Let's take flight with organic agriculture

Maureen Wilmot's picture
On Friday, thousands of volunteers will flock to fields and shorelines with binoculars for the start of the 113th Annual National Audubon Christmas Bird Count. Last week, I was fortunate enough to get a sneak peak of what birders will see. I had the pleasure of introducing, Mike Sutton, the new Executive Director of California Audubon to the Lundberg Family Farms family members in the Sacramento Delta.

As we walked on levies overlooking plowed and flooded rice fields, Bryce and Jessica Lundberg shared their family’s conservation perspectives and measures. In the distant, I saw a black cloud move toward us. It was a huge flock of ducks coming to land in a nearby field. Every year more than four million birds winter in this important habitat in the Sacramento Delta. Swans, white pelicans and Sand Hill Cranes also winter here in this forage-rich environment.
Audubon wants to increase habitat for migrating and nesting waterfowl and shorebirds. For years they have worked with farmers in the Delta to provide flooded fields for the annual migration along the Pacific Flyway. Last week’s meeting was an opportunity to share the many benefits organic farming provides for waterfowl and shorebirds. 
The Lundbergs have been longtime guardians of the habitat that they farm. While they are in the business of growing rice, they also ensure soil and wildlife preservation. Every year they work with local conservation groups to gather waterfowl nests that use their fields.  Their fields are particularly desirable to fowl as they have been nurtured and covered cropped. 
Certified organic farmers in the United States (per the Organic Foods Production Act of 1990) conserve biodiversity on their farms. Because of their diversified cropping systems, organic farms support larger populations of beneficial organisms such as songbirds and pollinators. Conserving biodiversity can benefit the farm and the larger landscape. Agriculture that provides natural habitat can meet the needs of multiple species, support pollination and pest control, protect water quality, and make a meaningful contribution to regional conservation efforts.

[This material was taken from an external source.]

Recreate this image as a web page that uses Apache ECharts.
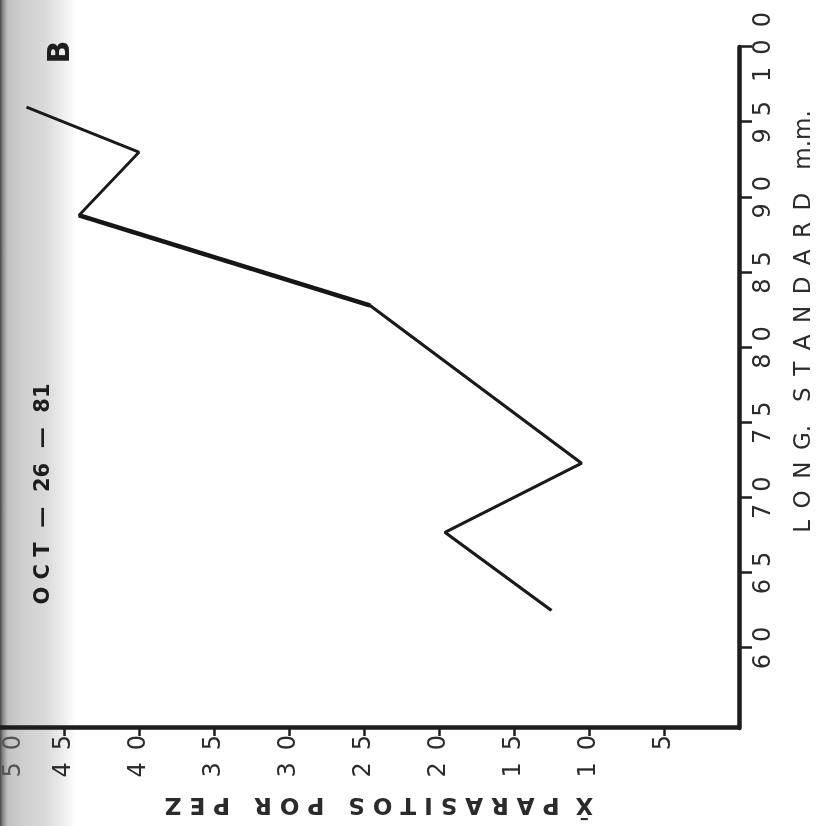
<!DOCTYPE html>
<html>
<head>
<meta charset="utf-8">
<script src="https://cdn.jsdelivr.net/npm/echarts@6/dist/echarts.min.js"></script>
<style>
  html, body { margin: 0; padding: 0; width: 825px; height: 826px; overflow: hidden; background: #fff; }
  /* shaded binding edge of the page */
  #edge { position: absolute; left: 0; top: 0; width: 80px; height: 826px;
    background: linear-gradient(to right, #474747 0px, #8c8c8c 3px, #c2c2c2 8px, #d0d0d0 25px, #d9d9d9 45px, #ececec 62px, #ffffff 76px); }
  /* the figure is printed turned a quarter turn counter-clockwise */
  #chart { position: absolute; left: 0; top: 0; width: 826px; height: 825px;
    transform-origin: 0 0; transform: translate(0, 826px) rotate(-90deg); }
</style>
</head>
<body>
<div id="edge"></div>
<div id="chart"></div>
<script>
// Standard length (mm) of the fish groups and the mean number of parasites per fish
const lengthMM      = [96.0, 93.0, 88.8, 82.8, 72.3, 67.7, 62.5];
const meanParasites = [47.5, 40.0, 44.0, 24.6, 10.5, 19.6, 12.5];

// Tick values of both axes
const lengthTicks   = [60, 65, 70, 75, 80, 85, 90, 95, 100];
const parasiteTicks = [5, 10, 15, 20, 25, 30, 35, 40, 45, 50];

const FONT = 'DejaVu Sans';
const INK = '#1d1d1d';
const LABEL = '#2b2b2b';
const EN = '\u2002';
const spaced = v => String(v).split('').join(EN);
const points = lengthMM.map((l, i) => [l, meanParasites[i]]);

const chart = echarts.init(document.getElementById('chart'), null, { renderer: 'canvas' });

chart.setOption({
  animation: false,
  grid: { left: 98, right: 47, top: -11, bottom: 86, outerBoundsMode: 'none', containLabel: false },
  xAxis: {
    type: 'value',
    min: 54.68,
    max: 100,
    splitLine: { show: false },
    axisLine: { lineStyle: { color: INK, width: 4.5 } },
    axisTick: { customValues: lengthTicks, length: 13, lineStyle: { color: INK, width: 2.5 } },
    axisLabel: { customValues: lengthTicks, margin: 13, fontSize: 24, color: LABEL,
      fontFamily: FONT, formatter: spaced },
    name: ['L', 'O', 'N', 'G.', EN + 'S', 'T', 'A', 'N', 'D', 'A', 'R', 'D', EN + 'm.m.'].join(EN),
    nameLocation: 'middle',
    nameGap: 54,
    nameTextStyle: { fontSize: 23, color: LABEL, fontFamily: FONT, padding: [0, 0, 0, 132] }
  },
  yAxis: {
    type: 'value',
    min: 0,
    max: 50,
    splitLine: { show: false },
    axisLine: { lineStyle: { color: INK, width: 4.5 } },
    axisTick: { customValues: parasiteTicks, length: 8, lineStyle: { color: INK, width: 2.5 } },
    axisLabel: {
      customValues: parasiteTicks, margin: 7, fontSize: 24, color: LABEL, fontFamily: FONT,
      // the top label sits squeezed in just under the axis end
      formatter: v => v === 50 ? '{edge|' + spaced(v) + '}' : spaced(v),
      rich: { edge: { fontSize: 24, color: '#555', fontFamily: FONT, padding: [50, 0, 0, 0] } }
    },
    name: 'X\u0304  P A R A S I T O S   P O R   P E Z',
    nameLocation: 'middle',
    nameRotate: 90,
    nameGap: 64,
    nameTextStyle: { fontSize: 23, color: LABEL, fontFamily: FONT, fontWeight: 'bold', padding: [0, 30, 0, 0] }
  },
  graphic: [
    { type: 'text', x: 774, y: 61,
      style: { text: 'B', font: 'bold 30px "DejaVu Sans"', fill: INK, align: 'center', verticalAlign: 'middle' } },
    { type: 'text', x: 332, y: 44,
      style: { text: 'O C T  —  26  —  81', font: 'bold 21px "DejaVu Sans"', fill: INK, align: 'center', verticalAlign: 'middle' } }
  ],
  series: [
    {
      type: 'line',
      data: points,
      symbol: 'none',
      lineStyle: { color: '#1a1a1a', width: 3 }
    },
    {
      // the steep stretch between 88.8 and 82.8 mm is inked heavier
      type: 'line',
      data: points.slice(2, 4),
      symbol: 'none',
      lineStyle: { color: '#161616', width: 4.5 }
    }
  ]
});
</script>
</body>
</html>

Organic farms support diverse populations of songbird and migratory bird populations, native bees that pollinate crops, balanced populations of beneficial insects that help keep crop pests under control, and an array of soil macro- and microorganisms that decompose dead and waste materials and recycle nutrients. Organic farms often employ conservation practices that provide increased habitat for a wide diversity of species, both riparian and terrestrial. Crop rotation, cover cropping, and leaving fields fallow are very common organic food production practices that enhance soil biodiversity and provide diverse habitat for wildlife. Additionally, many farms maintain native hedgerows and wild habitat around their perimeters, which serve as buffers against non-organic contamination, and provide abundant habitat for wildlife. In fact, organic farms, due to their symbiotic relationship with the earth’s natural systems, often serve as habitat corridors for migratory species.    
Studies have shown that organic farms provide safe, productive habitat for songbirds and migratory birds at far greater levels than non-organic farms. A two-year study in Nebraska found that fields on organic farms had both more birds and more bird species than were found on non-organic farms, while Florida research found that the practice of intercropping sunflower into organic vegetable fields increased “incidence, abundance, and foraging activity” by insect-eating native birds. 
After our tour, we enjoyed a lunch of sustainable seafood and a delicious rice dish. We talked about our mutual goals. The Lundbergs Family Farms want to produce the best rice and rice products while being stewards of the land their grand parents starting farming in the 30’s. They can do this as organic farmers. California Audubon wants to increase the habitat available for migrating and nesting waterfowl and shorebirds along the Pacific Flyway, and Organic Farming Research Foundation wants to build support and the infrastructure of organic farmers in this country. Together, we will all take flight.